Carta a un peruano
Me tomo la libertad de escribirle porque soy un historiador mexicano que quiere al Perú. Estoy convencido de que su país se juega la vida en las próximas elecciones. Desde hace muchos años he estudiado los populismos latinoamericanos y sé bien que su mezcla letal de culto a la personalidad, dogmatismo ideológico, mentira propagandística e irresponsabilidad económica destruye a los países, no por unos años, no por un período: los destruye para siempre. Y no quiero que eso ocurra con el Perú.
Tampoco quise que ocurriera en Venezuela. En 2009 escribí El poder y el delirio, donde expliqué las razones por las que creía que ese régimen hundiría a Venezuela en la crisis más severa de su historia. Pero nunca imaginé la dimensión de la tragedia: hoy Venezuela, el país más rico del mundo en reservas petroleras, es, junto con Haití, el más pobre de América. Y no solo eso: es una dictadura feroz, un Estado forajido. Cinco millones de venezolanos han debido emigrar de su patria, un millón de ellos al Perú. Encuéntrelos usted, y formule una pregunta muy sencilla: ¿lo que el comandante Hugo Chávez prometió al llegar al poder es similar a lo que promete el profesor Pedro Castillo? Verá usted que sí, que las promesas son las mismas. Y los resultados, tarde o temprano, créame, serán los mismos.
No soy ciego a los dolores históricos del Perú. Lo visité por primera vez en 1979. Entonces, conocí el retraso de la región andina frente a la costa, la postración y pobreza de sus mayorías indígenas, la omnipresencia (en el idioma, en el trato social, en las disputas políticas) de terribles enconos étnicos. Poco después la democracia peruana desplazó a los regímenes militares, pero para entonces su país había caído en el horror de la guerrilla Sendero Luminoso y el precipicio del populismo económico.
Pasaron diez años hasta mi siguiente visita. “No hay límites para el deterioro”, leí en un libro de Mario Vargas Llosa. Y era verdad: un ejército de niños pordioseros invadía las zonas comerciales de Lima, los militares patrullaban las calles en espera del siguiente acto de sabotaje, los secuestros y asesinatos se habían vuelto noticia diaria, los cambistas agitaban sus fajos de “intis” devaluados.
Y, sin embargo, el Perú despertó. Frente a ese drama, Vargas Llosa proponía un programa de liberalización que acotaba el papel económico (no social) del Estado. Su derrota fue dolorosa, pero su proyecto fue adoptado en alguna medida por Alberto Fujimori. La desaparición de la guerrilla fue un alivio, pero nada justificó jamás el carácter dictatorial y corrupto del régimen de Fujimori.
El Perú merecía amanecer al siglo XXI con otro horizonte. Y pareció que apuntaba.
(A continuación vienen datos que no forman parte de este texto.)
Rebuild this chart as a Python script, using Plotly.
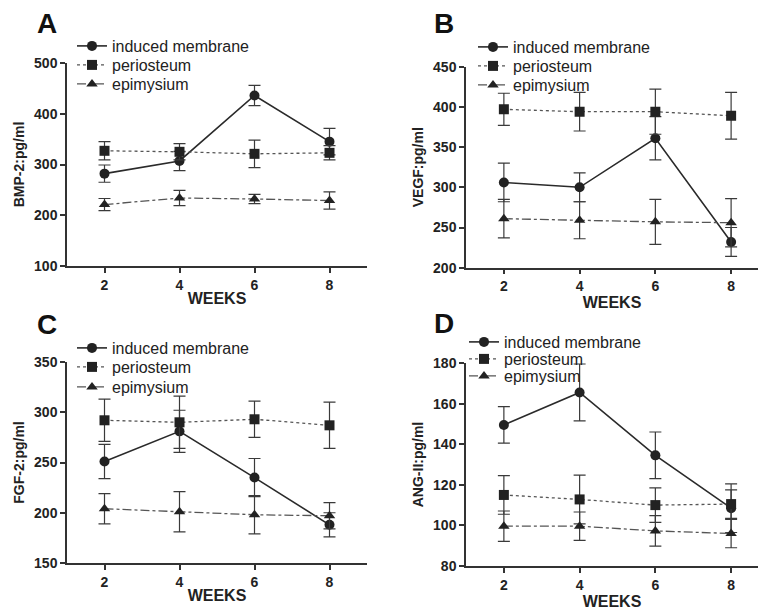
import plotly.graph_objects as go

weeks = [2, 4, 6, 8]
series_names = ["induced membrane", "periosteum", "epimysium"]

# Panel A: BMP-2
bmp_im = [282, 307, 436, 345]
bmp_im_err = [17, 19, 20, 26]
bmp_pe = [327, 325, 321, 323]
bmp_pe_err = [18, 16, 27, 14]
bmp_ep = [221, 234, 232, 229]
bmp_ep_err = [12, 15, 9, 17]

# Panel B: VEGF
vegf_im = [306, 300, 361, 232]
vegf_im_err = [24, 18, 27, 18]
vegf_pe = [397, 394, 394, 389]
vegf_pe_err = [20, 24, 28, 29]
vegf_ep = [261, 259, 257, 256]
vegf_ep_err = [24, 23, 28, 30]

# Panel C: FGF-2
fgf_im = [251, 281, 235, 188]
fgf_im_err = [17, 21, 19, 12]
fgf_pe = [292, 290, 293, 287]
fgf_pe_err = [21, 26, 18, 23]
fgf_ep = [204, 201, 198, 197]
fgf_ep_err = [15, 20, 19, 13]

# Panel D: ANG-II
ang_im = [149.5, 165.5, 134.5, 108.5]
ang_im_err = [9, 14, 11.5, 12]
ang_pe = [115, 112.8, 110, 110.5]
ang_pe_err = [9.5, 12, 8.5, 7]
ang_ep = [99.6, 99.6, 97.3, 96]
ang_ep_err = [7.5, 7, 7.5, 7]

W, H = 758, 611
FONT = "Liberation Sans, Arial, sans-serif"
INK = "#222222"

panels = [
    dict(letter="A", ytitle="BMP-2:pg/ml", yrange=[100, 500], dtick=100,
         xdom=[67, 367], ytop=63, ybot=266, xr=[1, 9],
         data=[(bmp_im, bmp_im_err), (bmp_pe, bmp_pe_err), (bmp_ep, bmp_ep_err)],
         legx=72, legrows=[47, 66, 85], lab=(47, 23)),
    dict(letter="B", ytitle="VEGF:pg/ml", yrange=[200, 450], dtick=50,
         xdom=[466, 758], ytop=66.7, ybot=267.7, xr=[1, 8.71],
         data=[(vegf_im, vegf_im_err), (vegf_pe, vegf_pe_err), (vegf_ep, vegf_ep_err)],
         legx=473, legrows=[48, 67, 86], lab=(444, 23)),
    dict(letter="C", ytitle="FGF-2:pg/ml", yrange=[150, 350], dtick=50,
         xdom=[67, 367], ytop=362, ybot=563, xr=[1, 9],
         data=[(fgf_im, fgf_im_err), (fgf_pe, fgf_pe_err), (fgf_ep, fgf_ep_err)],
         legx=72, legrows=[349, 368, 388], lab=(47, 324)),
    dict(letter="D", ytitle="ANG-II:pg/ml", yrange=[80, 180], dtick=20,
         xdom=[466, 758], ytop=363, ybot=566, xr=[1, 8.71],
         data=[(ang_im, ang_im_err), (ang_pe, ang_pe_err), (ang_ep, ang_ep_err)],
         legx=464, legrows=[343, 360, 377], lab=(444, 323)),
]

styles = [
    dict(symbol="circle", dash="solid", width=1.6, color="#2a2a2a"),
    dict(symbol="square", dash="dot", width=1.3, color="#555555"),
    dict(symbol="triangle-up", dash="dashdot", width=1.3, color="#555555"),
]

fig = go.Figure()
layout = {}
annotations = []
leg_index = 0

for i, p in enumerate(panels):
    n = i + 1
    xa = "x" if n == 1 else f"x{n}"
    ya = "y" if n == 1 else f"y{n}"
    for (vals, errs), name, st, row in zip(p["data"], series_names, styles, p["legrows"]):
        leg_index += 1
        legname = "legend" if leg_index == 1 else f"legend{leg_index}"
        fig.add_trace(go.Scatter(
            x=weeks, y=vals, name=name, mode="lines+markers", showlegend=True,
            xaxis=xa, yaxis=ya, legend=legname,
            line=dict(color=st["color"], width=st["width"], dash=st["dash"]),
            marker=dict(symbol=st["symbol"], size=10, color=INK),
            error_y=dict(type="data", array=errs, visible=True, color="#3a3a3a",
                         thickness=1.2, width=6),
        ))
        layout[legname] = dict(
            x=p["legx"] / W, y=1 - (row - 18) / H, xanchor="left", yanchor="top",
            bgcolor="rgba(0,0,0,0)", borderwidth=0,
            font=dict(family=FONT, size=16, color=INK),
            itemwidth=30,
        )
    xkey = "xaxis" if n == 1 else f"xaxis{n}"
    ykey = "yaxis" if n == 1 else f"yaxis{n}"
    layout[xkey] = dict(
        domain=[p["xdom"][0] / W, p["xdom"][1] / W], anchor=ya,
        range=p["xr"], tickvals=weeks, ticks="outside", ticklen=5, tickwidth=1.5,
        tickcolor="#333", showline=True, linecolor="#333", linewidth=1.5,
        showgrid=False, zeroline=False, automargin=False,
        tickfont=dict(family=FONT, size=14, color=INK, weight="bold"),
        title=dict(text="WEEKS", font=dict(family=FONT, size=16, color=INK, weight="bold"),
                   standoff=1),
    )
    layout[ykey] = dict(
        domain=[1 - p["ybot"] / H, 1 - p["ytop"] / H], anchor=xa,
        range=p["yrange"], dtick=p["dtick"], ticks="outside", ticklen=5, tickwidth=1.5,
        tickcolor="#333", showline=True, linecolor="#333", linewidth=1.5,
        showgrid=False, zeroline=False, automargin=False,
        tickfont=dict(family=FONT, size=14, color=INK, weight="bold"),
        title=dict(text=p["ytitle"], font=dict(family=FONT, size=14, color=INK, weight="bold"),
                   standoff=6),
    )
    annotations.append(dict(
        text=f"<b>{p['letter']}</b>", x=p["lab"][0] / W, y=1 - p["lab"][1] / H,
        xref="paper", yref="paper", xanchor="center", yanchor="middle",
        showarrow=False, font=dict(family=FONT, size=28, color="#111"),
    ))

fig.update_layout(
    width=W, height=H, margin=dict(l=0, r=0, t=0, b=0),
    paper_bgcolor="white", plot_bgcolor="white", showlegend=True,
    annotations=annotations, **layout,
)

fig.write_html("out.html", config={"displayModeBar": False},
               post_script="document.body.style.margin='0px';")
Soy testigo de la esperanza que concitaron Alejandro Toledo, Alan García y Ollanta Humala, Pedro Pablo Kuczynski, y la terrible decepción que dejó cada uno por motivos diversos y un denominador común: la corrupción. Y, sin embargo, a lo largo de ese mismo período, el desarrollo del Perú fue sorprendente.
Deploro los pésimos gobiernos y la irresponsabilidad e ineptitud de la clase política. Sé muy bien que la pandemia ha empobrecido de nuevo, dramáticamente, al Perú. Y sé que muchas de las viejas llagas siguen abiertas o se han abierto aún más. Pero su país necesita recobrarse, ganar tiempo. No todo está perdido, por eso sería suicida perderlo todo. Keiko Fujimori está a años luz de ser una candidata ideal, pero es la candidata posible para que el Perú no se precipite al abismo donde se encuentra Venezuela. Si triunfa, además de mostrar que puede gobernar con absoluta transparencia y rectitud, debería propiciar el debate público, que es la mejor vía para el surgimiento de nuevos liderazgos.
Sí hay futuro para el Perú. Sí hay ideas innovadoras para atender a la población más necesitada. Sí hay vías para que lleguen al poder nuevas generaciones. Por eso le pido que vote por ese futuro posible.